Saved entries
++++++++++++++++++++

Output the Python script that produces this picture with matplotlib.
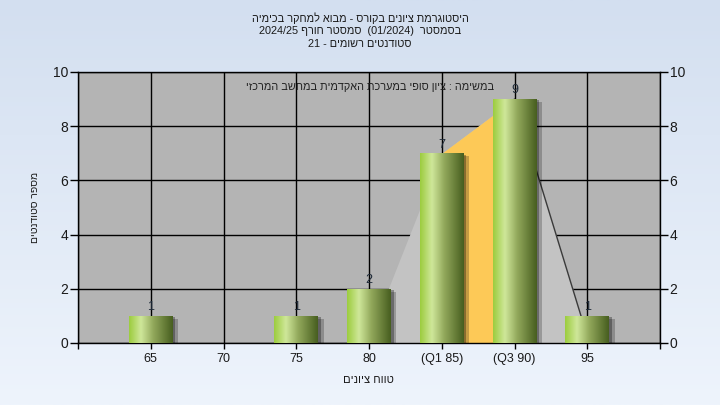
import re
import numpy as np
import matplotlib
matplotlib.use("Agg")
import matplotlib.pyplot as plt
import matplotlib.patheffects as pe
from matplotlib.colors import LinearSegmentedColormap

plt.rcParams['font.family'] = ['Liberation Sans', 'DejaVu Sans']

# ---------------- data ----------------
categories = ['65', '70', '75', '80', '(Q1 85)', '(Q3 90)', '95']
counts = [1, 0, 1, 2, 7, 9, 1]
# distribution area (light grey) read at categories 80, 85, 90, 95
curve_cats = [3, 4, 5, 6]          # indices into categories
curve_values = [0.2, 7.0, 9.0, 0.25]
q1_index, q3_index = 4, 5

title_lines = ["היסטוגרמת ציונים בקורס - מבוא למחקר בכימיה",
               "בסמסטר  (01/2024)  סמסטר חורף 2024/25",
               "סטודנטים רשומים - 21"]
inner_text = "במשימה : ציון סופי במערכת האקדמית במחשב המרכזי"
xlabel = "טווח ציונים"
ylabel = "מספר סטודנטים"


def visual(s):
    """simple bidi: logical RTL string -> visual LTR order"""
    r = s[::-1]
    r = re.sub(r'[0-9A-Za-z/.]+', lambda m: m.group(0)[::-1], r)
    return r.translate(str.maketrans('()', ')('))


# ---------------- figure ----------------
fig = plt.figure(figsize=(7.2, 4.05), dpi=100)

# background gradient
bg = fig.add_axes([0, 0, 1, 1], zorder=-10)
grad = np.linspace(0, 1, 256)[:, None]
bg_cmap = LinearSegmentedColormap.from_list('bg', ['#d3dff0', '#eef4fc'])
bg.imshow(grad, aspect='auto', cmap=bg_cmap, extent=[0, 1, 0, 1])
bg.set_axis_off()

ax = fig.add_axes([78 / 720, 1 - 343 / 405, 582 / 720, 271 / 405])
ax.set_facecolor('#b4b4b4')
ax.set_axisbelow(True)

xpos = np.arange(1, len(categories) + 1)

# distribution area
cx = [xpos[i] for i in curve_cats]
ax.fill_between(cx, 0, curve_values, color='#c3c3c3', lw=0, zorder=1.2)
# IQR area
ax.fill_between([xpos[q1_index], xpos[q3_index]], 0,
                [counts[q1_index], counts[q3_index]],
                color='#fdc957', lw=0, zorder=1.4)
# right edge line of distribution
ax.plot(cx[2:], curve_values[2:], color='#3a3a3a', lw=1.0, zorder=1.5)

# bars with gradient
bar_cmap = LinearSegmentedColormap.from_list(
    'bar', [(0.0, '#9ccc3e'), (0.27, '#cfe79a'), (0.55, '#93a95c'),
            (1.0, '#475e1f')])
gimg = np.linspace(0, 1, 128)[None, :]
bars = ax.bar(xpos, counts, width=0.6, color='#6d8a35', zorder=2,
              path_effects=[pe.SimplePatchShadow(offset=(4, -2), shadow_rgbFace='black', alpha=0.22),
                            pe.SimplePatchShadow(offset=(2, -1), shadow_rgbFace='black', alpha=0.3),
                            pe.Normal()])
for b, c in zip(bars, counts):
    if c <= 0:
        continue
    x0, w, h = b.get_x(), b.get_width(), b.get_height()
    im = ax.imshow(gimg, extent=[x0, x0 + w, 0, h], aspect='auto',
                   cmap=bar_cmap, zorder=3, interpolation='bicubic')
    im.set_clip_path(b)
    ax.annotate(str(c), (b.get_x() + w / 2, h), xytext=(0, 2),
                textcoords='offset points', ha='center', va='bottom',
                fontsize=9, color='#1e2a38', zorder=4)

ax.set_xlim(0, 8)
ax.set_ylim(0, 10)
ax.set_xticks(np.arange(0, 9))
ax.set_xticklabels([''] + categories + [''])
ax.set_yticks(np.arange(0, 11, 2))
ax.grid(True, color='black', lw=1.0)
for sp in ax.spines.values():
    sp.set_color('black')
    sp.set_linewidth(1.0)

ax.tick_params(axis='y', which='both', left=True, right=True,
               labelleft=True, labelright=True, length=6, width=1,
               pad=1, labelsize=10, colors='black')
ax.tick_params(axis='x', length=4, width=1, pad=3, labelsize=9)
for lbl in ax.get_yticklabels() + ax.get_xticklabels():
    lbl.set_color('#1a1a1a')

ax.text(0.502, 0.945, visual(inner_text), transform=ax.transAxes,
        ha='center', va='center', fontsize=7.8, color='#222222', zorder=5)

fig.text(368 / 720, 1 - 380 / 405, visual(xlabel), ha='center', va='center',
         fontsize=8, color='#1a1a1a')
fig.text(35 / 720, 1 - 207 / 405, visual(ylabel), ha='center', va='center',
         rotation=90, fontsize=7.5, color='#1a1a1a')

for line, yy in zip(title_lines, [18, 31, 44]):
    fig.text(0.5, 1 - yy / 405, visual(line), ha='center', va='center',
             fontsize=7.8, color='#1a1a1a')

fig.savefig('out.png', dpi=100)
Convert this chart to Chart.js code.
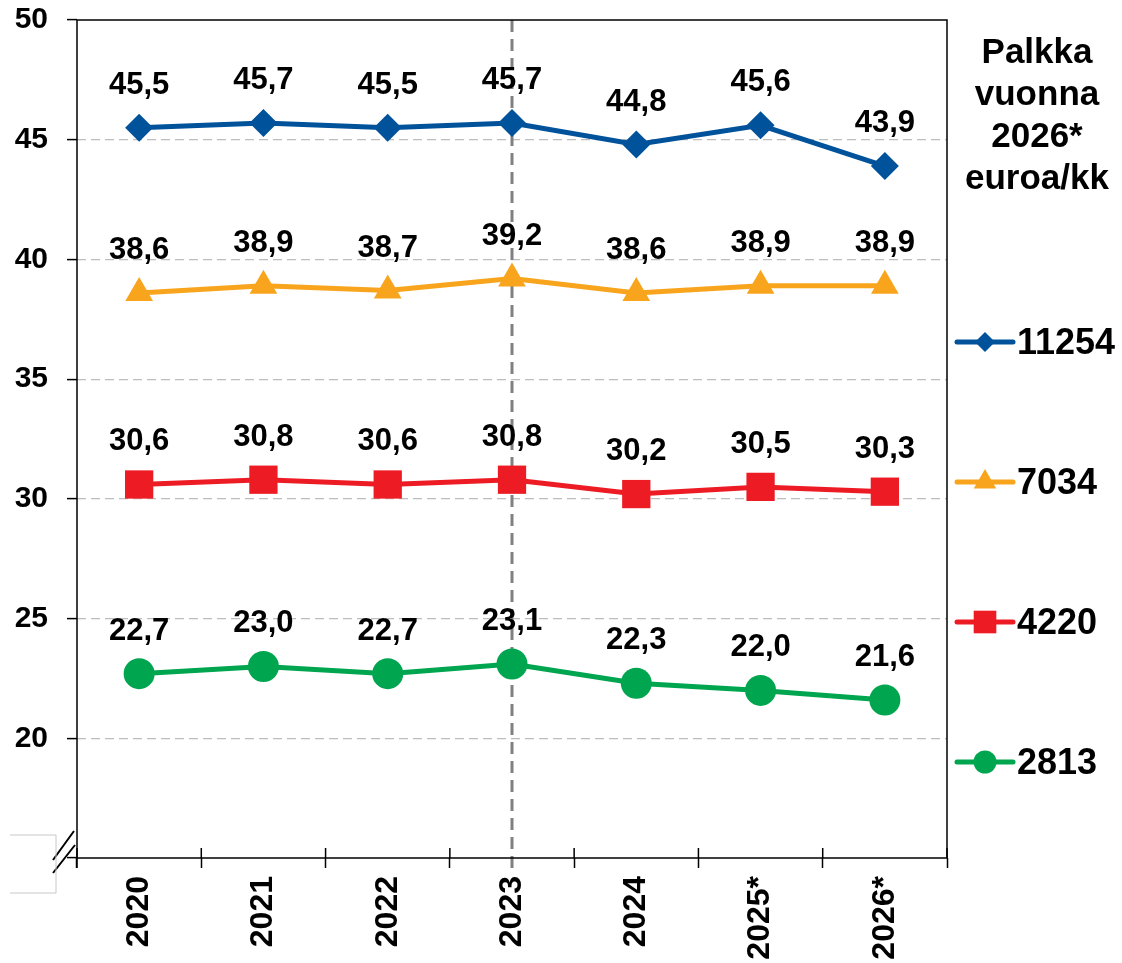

++++++++++++++++++++

◆ **REQUIREMENTS**: Take the records above from their first line through the line with "color='#3a3a3a', lw=1.0, zorder=1.5)" and set those lines down word for word, minus the pictures.

◆ **EXERCISE RESULT**:
Output the Python script that produces this picture with matplotlib.
import re
import numpy as np
import matplotlib
matplotlib.use("Agg")
import matplotlib.pyplot as plt
import matplotlib.patheffects as pe
from matplotlib.colors import LinearSegmentedColormap

plt.rcParams['font.family'] = ['Liberation Sans', 'DejaVu Sans']

# ---------------- data ----------------
categories = ['65', '70', '75', '80', '(Q1 85)', '(Q3 90)', '95']
counts = [1, 0, 1, 2, 7, 9, 1]
# distribution area (light grey) read at categories 80, 85, 90, 95
curve_cats = [3, 4, 5, 6]          # indices into categories
curve_values = [0.2, 7.0, 9.0, 0.25]
q1_index, q3_index = 4, 5

title_lines = ["היסטוגרמת ציונים בקורס - מבוא למחקר בכימיה",
               "בסמסטר  (01/2024)  סמסטר חורף 2024/25",
               "סטודנטים רשומים - 21"]
inner_text = "במשימה : ציון סופי במערכת האקדמית במחשב המרכזי"
xlabel = "טווח ציונים"
ylabel = "מספר סטודנטים"


def visual(s):
    """simple bidi: logical RTL string -> visual LTR order"""
    r = s[::-1]
    r = re.sub(r'[0-9A-Za-z/.]+', lambda m: m.group(0)[::-1], r)
    return r.translate(str.maketrans('()', ')('))


# ---------------- figure ----------------
fig = plt.figure(figsize=(7.2, 4.05), dpi=100)

# background gradient
bg = fig.add_axes([0, 0, 1, 1], zorder=-10)
grad = np.linspace(0, 1, 256)[:, None]
bg_cmap = LinearSegmentedColormap.from_list('bg', ['#d3dff0', '#eef4fc'])
bg.imshow(grad, aspect='auto', cmap=bg_cmap, extent=[0, 1, 0, 1])
bg.set_axis_off()

ax = fig.add_axes([78 / 720, 1 - 343 / 405, 582 / 720, 271 / 405])
ax.set_facecolor('#b4b4b4')
ax.set_axisbelow(True)

xpos = np.arange(1, len(categories) + 1)

# distribution area
cx = [xpos[i] for i in curve_cats]
ax.fill_between(cx, 0, curve_values, color='#c3c3c3', lw=0, zorder=1.2)
# IQR area
ax.fill_between([xpos[q1_index], xpos[q3_index]], 0,
                [counts[q1_index], counts[q3_index]],
                color='#fdc957', lw=0, zorder=1.4)
# right edge line of distribution
ax.plot(cx[2:], curve_values[2:], color='#3a3a3a', lw=1.0, zorder=1.5)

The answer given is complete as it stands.